◆ **DATA SHOWN**
————————

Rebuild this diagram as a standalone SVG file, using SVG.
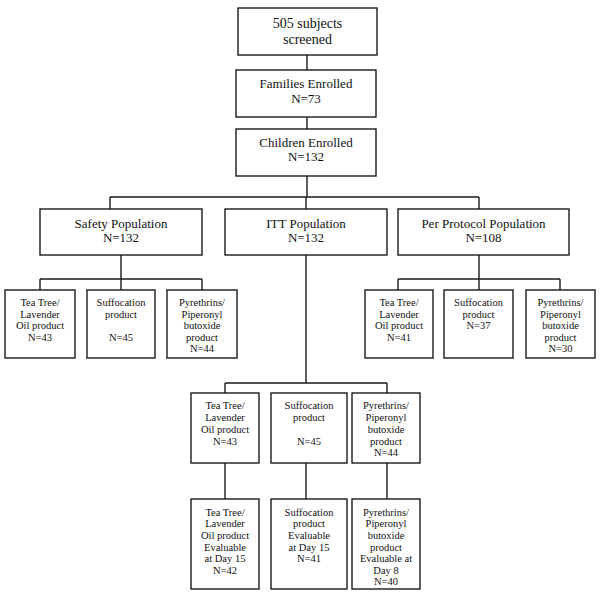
<svg xmlns="http://www.w3.org/2000/svg" width="600" height="598" viewBox="0 0 600 598">
<style>
rect{fill:#fff;stroke:#1a1a1a;stroke-width:1.4}
#connectors path{fill:none;stroke:#1a1a1a;stroke-width:1.4}
text{font-family:"Liberation Serif","Times New Roman",serif;fill:#111;text-anchor:middle}
.b{font-size:13px}
.t{font-size:14px}
.s{font-size:10.5px}
</style>
<rect x="0" y="0" width="600" height="598" style="stroke:none"/>
<g id="connectors">
<path d="M307 55V70M307 117V129M307 176V197M110 197H479M110 197V209M306 197V209M479 197V209"/>
<path d="M121 255V279M40 279H202M40 279V290M121 279V290M202 279V290"/>
<path d="M479 255V279M398 279H560M398 279V290M479 279V290M560 279V290"/>
<path d="M306 255V383M225 383H387M225 383V393M387 383V393M225 463V499M306 463V499M387 463V499"/>
</g>
<g id="screened"><rect x="238" y="8" width="139" height="47"/><text class="t" x="307.5" y="28">505 subjects</text><text class="t" x="307.5" y="44">screened</text></g>
<g id="families"><rect x="236" y="70" width="140" height="47"/><text class="b" x="306" y="88">Families Enrolled</text><text class="b" x="306" y="103">N=73</text></g>
<g id="children"><rect x="236" y="129" width="140" height="47"/><text class="b" x="306" y="147">Children Enrolled</text><text class="b" x="306" y="161">N=132</text></g>
<g id="safety"><rect x="40" y="209" width="162" height="46"/><text class="b" x="121" y="228">Safety Population</text><text class="b" x="121" y="242">N=132</text></g>
<g id="itt"><rect x="225" y="209" width="162" height="46"/><text class="b" x="306" y="228">ITT Population</text><text class="b" x="306" y="242">N=132</text></g>
<g id="pp"><rect x="398" y="209" width="171" height="46"/><text class="b" x="483.5" y="228">Per Protocol Population</text><text class="b" x="483.5" y="242">N=108</text></g>
<g id="s1"><rect x="5" y="290" width="70" height="68"/><text class="s" x="40" y="306">Tea Tree/</text><text class="s" x="40" y="318">Lavender</text><text class="s" x="40" y="329">Oil product</text><text class="s" x="40" y="341">N=43</text></g>
<g id="s2"><rect x="87" y="290" width="68" height="68"/><text class="s" x="121" y="306">Suffocation</text><text class="s" x="121" y="318">product</text><text class="s" x="121" y="341">N=45</text></g>
<g id="s3"><rect x="167" y="290" width="70" height="68"/><text class="s" x="202" y="306">Pyrethrins/</text><text class="s" x="202" y="318">Piperonyl</text><text class="s" x="202" y="329">butoxide</text><text class="s" x="202" y="341">product</text><text class="s" x="202" y="352">N=44</text></g>
<g id="p1"><rect x="365" y="290" width="68" height="68"/><text class="s" x="399" y="306">Tea Tree/</text><text class="s" x="399" y="318">Lavender</text><text class="s" x="399" y="329">Oil product</text><text class="s" x="399" y="341">N=41</text></g>
<g id="p2"><rect x="444" y="290" width="69" height="68"/><text class="s" x="478.5" y="306">Suffocation</text><text class="s" x="478.5" y="318">product</text><text class="s" x="478.5" y="329">N=37</text></g>
<g id="p3"><rect x="526" y="290" width="69" height="68"/><text class="s" x="560.5" y="306">Pyrethrins/</text><text class="s" x="560.5" y="318">Piperonyl</text><text class="s" x="560.5" y="329">butoxide</text><text class="s" x="560.5" y="341">product</text><text class="s" x="560.5" y="352">N=30</text></g>
<g id="i1"><rect x="191" y="393" width="68" height="70"/><text class="s" x="225" y="409">Tea Tree/</text><text class="s" x="225" y="421">Lavender</text><text class="s" x="225" y="433">Oil product</text><text class="s" x="225" y="445">N=43</text></g>
<g id="i2"><rect x="271" y="393" width="76" height="70"/><text class="s" x="309" y="409">Suffocation</text><text class="s" x="309" y="421">product</text><text class="s" x="309" y="445">N=45</text></g>
<g id="i3"><rect x="352" y="393" width="68" height="70"/><text class="s" x="386" y="409">Pyrethrins/</text><text class="s" x="386" y="421">Piperonyl</text><text class="s" x="386" y="433">butoxide</text><text class="s" x="386" y="445">product</text><text class="s" x="386" y="456">N=44</text></g>
<g id="e1"><rect x="191" y="499" width="68" height="90"/><text class="s" x="225" y="516">Tea Tree/</text><text class="s" x="225" y="527">Lavender</text><text class="s" x="225" y="539">Oil product</text><text class="s" x="225" y="551">Evaluable</text><text class="s" x="225" y="562">at Day 15</text><text class="s" x="225" y="574">N=42</text></g>
<g id="e2"><rect x="271" y="499" width="76" height="90"/><text class="s" x="309" y="516">Suffocation</text><text class="s" x="309" y="527">product</text><text class="s" x="309" y="539">Evaluable</text><text class="s" x="309" y="551">at Day 15</text><text class="s" x="309" y="562">N=41</text></g>
<g id="e3"><rect x="352" y="499" width="68" height="90"/><text class="s" x="386" y="516">Pyrethrins/</text><text class="s" x="386" y="527">Piperonyl</text><text class="s" x="386" y="539">butoxide</text><text class="s" x="386" y="551">product</text><text class="s" x="386" y="562">Evaluable at</text><text class="s" x="386" y="574">Day 8</text><text class="s" x="386" y="585">N=40</text></g>
</svg>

————————

◆ **DIRECTIONS FOR THIS TASK**
Word for word, quote the full listing, omitting every picture.

◆ **THE RESPONSE**
Rebuild this diagram as a standalone SVG file, using SVG.
<svg xmlns="http://www.w3.org/2000/svg" width="600" height="598" viewBox="0 0 600 598">
<style>
rect{fill:#fff;stroke:#1a1a1a;stroke-width:1.4}
#connectors path{fill:none;stroke:#1a1a1a;stroke-width:1.4}
text{font-family:"Liberation Serif","Times New Roman",serif;fill:#111;text-anchor:middle}
.b{font-size:13px}
.t{font-size:14px}
.s{font-size:10.5px}
</style>
<rect x="0" y="0" width="600" height="598" style="stroke:none"/>
<g id="connectors">
<path d="M307 55V70M307 117V129M307 176V197M110 197H479M110 197V209M306 197V209M479 197V209"/>
<path d="M121 255V279M40 279H202M40 279V290M121 279V290M202 279V290"/>
<path d="M479 255V279M398 279H560M398 279V290M479 279V290M560 279V290"/>
<path d="M306 255V383M225 383H387M225 383V393M387 383V393M225 463V499M306 463V499M387 463V499"/>
</g>
<g id="screened"><rect x="238" y="8" width="139" height="47"/><text class="t" x="307.5" y="28">505 subjects</text><text class="t" x="307.5" y="44">screened</text></g>
<g id="families"><rect x="236" y="70" width="140" height="47"/><text class="b" x="306" y="88">Families Enrolled</text><text class="b" x="306" y="103">N=73</text></g>
<g id="children"><rect x="236" y="129" width="140" height="47"/><text class="b" x="306" y="147">Children Enrolled</text><text class="b" x="306" y="161">N=132</text></g>
<g id="safety"><rect x="40" y="209" width="162" height="46"/><text class="b" x="121" y="228">Safety Population</text><text class="b" x="121" y="242">N=132</text></g>
<g id="itt"><rect x="225" y="209" width="162" height="46"/><text class="b" x="306" y="228">ITT Population</text><text class="b" x="306" y="242">N=132</text></g>
<g id="pp"><rect x="398" y="209" width="171" height="46"/><text class="b" x="483.5" y="228">Per Protocol Population</text><text class="b" x="483.5" y="242">N=108</text></g>
<g id="s1"><rect x="5" y="290" width="70" height="68"/><text class="s" x="40" y="306">Tea Tree/</text><text class="s" x="40" y="318">Lavender</text><text class="s" x="40" y="329">Oil product</text><text class="s" x="40" y="341">N=43</text></g>
<g id="s2"><rect x="87" y="290" width="68" height="68"/><text class="s" x="121" y="306">Suffocation</text><text class="s" x="121" y="318">product</text><text class="s" x="121" y="341">N=45</text></g>
<g id="s3"><rect x="167" y="290" width="70" height="68"/><text class="s" x="202" y="306">Pyrethrins/</text><text class="s" x="202" y="318">Piperonyl</text><text class="s" x="202" y="329">butoxide</text><text class="s" x="202" y="341">product</text><text class="s" x="202" y="352">N=44</text></g>
<g id="p1"><rect x="365" y="290" width="68" height="68"/><text class="s" x="399" y="306">Tea Tree/</text><text class="s" x="399" y="318">Lavender</text><text class="s" x="399" y="329">Oil product</text><text class="s" x="399" y="341">N=41</text></g>
<g id="p2"><rect x="444" y="290" width="69" height="68"/><text class="s" x="478.5" y="306">Suffocation</text><text class="s" x="478.5" y="318">product</text><text class="s" x="478.5" y="329">N=37</text></g>
<g id="p3"><rect x="526" y="290" width="69" height="68"/><text class="s" x="560.5" y="306">Pyrethrins/</text><text class="s" x="560.5" y="318">Piperonyl</text><text class="s" x="560.5" y="329">butoxide</text><text class="s" x="560.5" y="341">product</text><text class="s" x="560.5" y="352">N=30</text></g>
<g id="i1"><rect x="191" y="393" width="68" height="70"/><text class="s" x="225" y="409">Tea Tree/</text><text class="s" x="225" y="421">Lavender</text><text class="s" x="225" y="433">Oil product</text><text class="s" x="225" y="445">N=43</text></g>
<g id="i2"><rect x="271" y="393" width="76" height="70"/><text class="s" x="309" y="409">Suffocation</text><text class="s" x="309" y="421">product</text><text class="s" x="309" y="445">N=45</text></g>
<g id="i3"><rect x="352" y="393" width="68" height="70"/><text class="s" x="386" y="409">Pyrethrins/</text><text class="s" x="386" y="421">Piperonyl</text><text class="s" x="386" y="433">butoxide</text><text class="s" x="386" y="445">product</text><text class="s" x="386" y="456">N=44</text></g>
<g id="e1"><rect x="191" y="499" width="68" height="90"/><text class="s" x="225" y="516">Tea Tree/</text><text class="s" x="225" y="527">Lavender</text><text class="s" x="225" y="539">Oil product</text><text class="s" x="225" y="551">Evaluable</text><text class="s" x="225" y="562">at Day 15</text><text class="s" x="225" y="574">N=42</text></g>
<g id="e2"><rect x="271" y="499" width="76" height="90"/><text class="s" x="309" y="516">Suffocation</text><text class="s" x="309" y="527">product</text><text class="s" x="309" y="539">Evaluable</text><text class="s" x="309" y="551">at Day 15</text><text class="s" x="309" y="562">N=41</text></g>
<g id="e3"><rect x="352" y="499" width="68" height="90"/><text class="s" x="386" y="516">Pyrethrins/</text><text class="s" x="386" y="527">Piperonyl</text><text class="s" x="386" y="539">butoxide</text><text class="s" x="386" y="551">product</text><text class="s" x="386" y="562">Evaluable at</text><text class="s" x="386" y="574">Day 8</text><text class="s" x="386" y="585">N=40</text></g>
</svg>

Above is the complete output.